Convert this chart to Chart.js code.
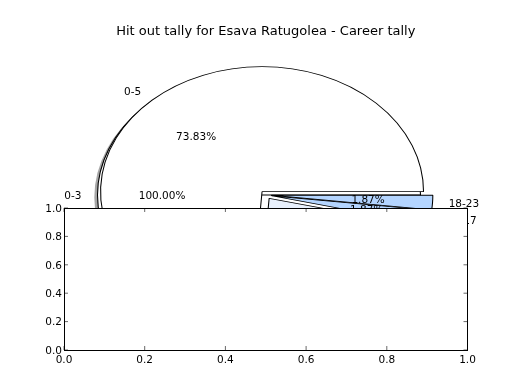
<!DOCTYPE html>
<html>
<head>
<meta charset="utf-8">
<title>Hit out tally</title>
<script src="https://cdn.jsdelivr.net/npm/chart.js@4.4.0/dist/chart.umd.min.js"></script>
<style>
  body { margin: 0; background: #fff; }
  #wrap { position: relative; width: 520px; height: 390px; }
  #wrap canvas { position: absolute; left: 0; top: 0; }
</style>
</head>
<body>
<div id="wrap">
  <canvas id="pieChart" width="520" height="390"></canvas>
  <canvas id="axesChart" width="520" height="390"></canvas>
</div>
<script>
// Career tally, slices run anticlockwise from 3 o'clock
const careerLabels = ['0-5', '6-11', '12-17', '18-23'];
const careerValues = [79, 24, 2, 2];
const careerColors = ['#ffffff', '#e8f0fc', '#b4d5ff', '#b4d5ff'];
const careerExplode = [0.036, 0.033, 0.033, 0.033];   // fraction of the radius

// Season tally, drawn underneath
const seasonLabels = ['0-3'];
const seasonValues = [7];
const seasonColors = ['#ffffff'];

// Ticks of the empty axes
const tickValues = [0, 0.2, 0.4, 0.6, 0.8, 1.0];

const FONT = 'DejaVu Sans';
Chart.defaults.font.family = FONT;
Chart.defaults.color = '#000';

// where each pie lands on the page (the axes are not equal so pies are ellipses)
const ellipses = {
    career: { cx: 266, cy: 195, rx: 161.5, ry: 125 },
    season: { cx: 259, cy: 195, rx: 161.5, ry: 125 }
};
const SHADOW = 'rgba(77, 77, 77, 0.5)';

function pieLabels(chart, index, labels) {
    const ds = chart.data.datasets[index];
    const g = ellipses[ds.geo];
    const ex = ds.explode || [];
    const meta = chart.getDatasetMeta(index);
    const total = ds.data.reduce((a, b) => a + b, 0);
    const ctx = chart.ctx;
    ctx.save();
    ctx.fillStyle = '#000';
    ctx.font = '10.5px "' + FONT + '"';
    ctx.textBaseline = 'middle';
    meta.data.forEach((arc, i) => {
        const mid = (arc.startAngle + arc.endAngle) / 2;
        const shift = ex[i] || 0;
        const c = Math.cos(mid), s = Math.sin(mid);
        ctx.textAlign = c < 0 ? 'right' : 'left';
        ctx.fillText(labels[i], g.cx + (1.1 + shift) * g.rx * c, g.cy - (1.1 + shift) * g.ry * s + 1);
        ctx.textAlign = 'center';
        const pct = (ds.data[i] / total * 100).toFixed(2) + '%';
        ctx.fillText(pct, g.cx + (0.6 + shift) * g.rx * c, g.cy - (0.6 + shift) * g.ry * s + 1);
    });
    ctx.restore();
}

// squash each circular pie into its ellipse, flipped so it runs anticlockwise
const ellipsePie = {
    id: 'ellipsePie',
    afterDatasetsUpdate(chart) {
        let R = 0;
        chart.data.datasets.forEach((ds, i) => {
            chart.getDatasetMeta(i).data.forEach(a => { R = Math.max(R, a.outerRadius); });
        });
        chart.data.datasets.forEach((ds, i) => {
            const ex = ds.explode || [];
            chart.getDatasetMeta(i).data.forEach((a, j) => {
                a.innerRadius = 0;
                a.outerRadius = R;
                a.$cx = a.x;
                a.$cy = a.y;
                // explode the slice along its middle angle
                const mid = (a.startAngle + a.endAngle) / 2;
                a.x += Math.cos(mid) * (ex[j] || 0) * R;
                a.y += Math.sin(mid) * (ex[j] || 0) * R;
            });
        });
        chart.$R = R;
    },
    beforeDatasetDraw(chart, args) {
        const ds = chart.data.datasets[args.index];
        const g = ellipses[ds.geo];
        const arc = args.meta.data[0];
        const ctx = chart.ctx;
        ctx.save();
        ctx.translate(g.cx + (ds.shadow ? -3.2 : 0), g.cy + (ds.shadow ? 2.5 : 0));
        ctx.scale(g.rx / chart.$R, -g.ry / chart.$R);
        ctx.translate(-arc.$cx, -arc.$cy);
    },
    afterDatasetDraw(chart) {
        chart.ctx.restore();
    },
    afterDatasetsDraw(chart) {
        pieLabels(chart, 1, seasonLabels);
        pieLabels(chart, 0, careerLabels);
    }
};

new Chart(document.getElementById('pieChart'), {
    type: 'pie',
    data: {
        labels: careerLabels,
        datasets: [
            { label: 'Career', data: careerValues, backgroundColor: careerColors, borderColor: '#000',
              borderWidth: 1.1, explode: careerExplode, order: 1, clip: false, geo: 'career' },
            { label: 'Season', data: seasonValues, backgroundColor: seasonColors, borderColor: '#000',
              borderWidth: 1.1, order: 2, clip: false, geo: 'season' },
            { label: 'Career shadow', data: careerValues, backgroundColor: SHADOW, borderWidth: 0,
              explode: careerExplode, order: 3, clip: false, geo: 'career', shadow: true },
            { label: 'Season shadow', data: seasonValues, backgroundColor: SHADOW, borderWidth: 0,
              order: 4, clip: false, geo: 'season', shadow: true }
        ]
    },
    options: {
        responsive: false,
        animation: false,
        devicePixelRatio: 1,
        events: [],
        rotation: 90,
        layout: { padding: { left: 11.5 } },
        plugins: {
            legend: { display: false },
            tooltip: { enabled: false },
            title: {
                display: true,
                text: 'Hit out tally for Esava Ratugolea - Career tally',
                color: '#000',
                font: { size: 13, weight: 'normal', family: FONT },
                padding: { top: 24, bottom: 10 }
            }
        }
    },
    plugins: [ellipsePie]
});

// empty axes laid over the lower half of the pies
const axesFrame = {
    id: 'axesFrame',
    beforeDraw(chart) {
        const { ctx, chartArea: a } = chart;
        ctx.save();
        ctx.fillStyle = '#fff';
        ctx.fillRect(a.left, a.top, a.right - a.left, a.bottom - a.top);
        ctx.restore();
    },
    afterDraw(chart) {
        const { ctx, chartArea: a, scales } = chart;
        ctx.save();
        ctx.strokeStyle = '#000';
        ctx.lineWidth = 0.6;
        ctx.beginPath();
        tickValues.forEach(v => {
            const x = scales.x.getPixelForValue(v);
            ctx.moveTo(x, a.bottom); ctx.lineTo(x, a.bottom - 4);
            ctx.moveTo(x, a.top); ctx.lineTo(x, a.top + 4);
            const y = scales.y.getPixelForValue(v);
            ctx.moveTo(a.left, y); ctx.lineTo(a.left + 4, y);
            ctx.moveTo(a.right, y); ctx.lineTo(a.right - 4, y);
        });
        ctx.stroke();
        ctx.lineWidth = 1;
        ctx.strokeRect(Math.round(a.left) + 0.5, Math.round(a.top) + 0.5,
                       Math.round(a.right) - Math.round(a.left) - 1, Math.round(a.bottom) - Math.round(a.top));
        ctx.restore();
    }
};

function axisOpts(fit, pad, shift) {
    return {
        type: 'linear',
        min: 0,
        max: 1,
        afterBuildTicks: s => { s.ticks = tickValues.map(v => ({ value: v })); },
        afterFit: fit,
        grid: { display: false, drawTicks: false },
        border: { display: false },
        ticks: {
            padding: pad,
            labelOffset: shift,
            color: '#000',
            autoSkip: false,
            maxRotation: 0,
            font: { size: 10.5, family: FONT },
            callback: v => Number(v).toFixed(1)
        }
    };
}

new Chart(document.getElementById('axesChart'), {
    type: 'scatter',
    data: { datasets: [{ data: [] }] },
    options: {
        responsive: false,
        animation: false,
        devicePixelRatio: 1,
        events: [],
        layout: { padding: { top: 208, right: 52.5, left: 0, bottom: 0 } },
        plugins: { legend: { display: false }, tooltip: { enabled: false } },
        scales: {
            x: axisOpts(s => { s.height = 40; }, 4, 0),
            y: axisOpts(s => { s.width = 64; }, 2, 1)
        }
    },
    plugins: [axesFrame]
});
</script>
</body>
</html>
☆ ☆ ☆
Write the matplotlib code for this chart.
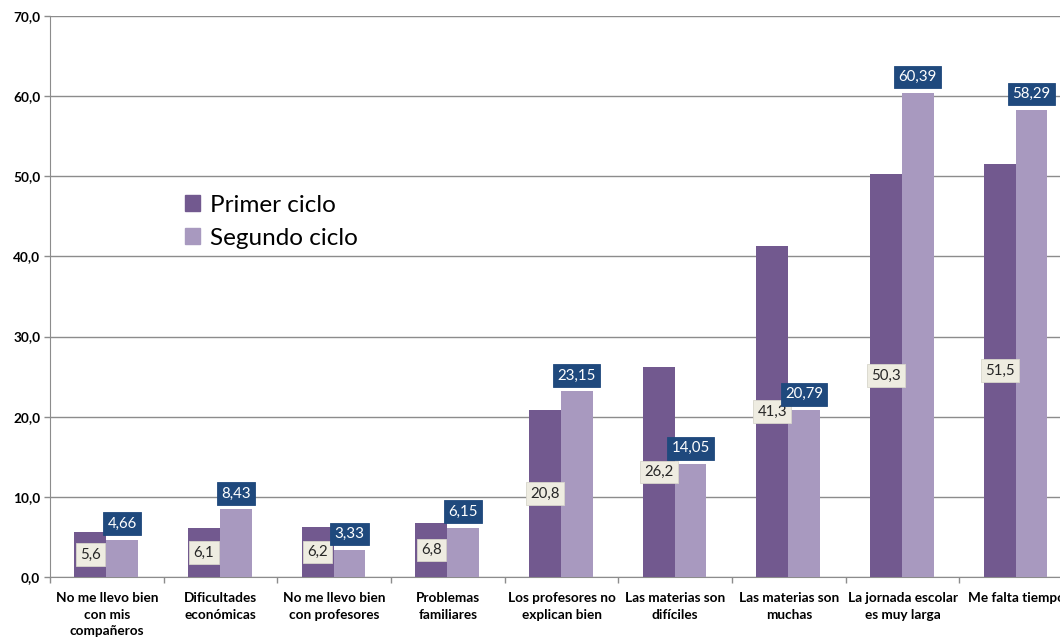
☆ ☆ ☆
**What the exercise asks:**
Look through the material above. Copy each line where the word "code" appears.

**Task result:**
Convert this chart to Chart.js code.
Write the matplotlib code for this chart.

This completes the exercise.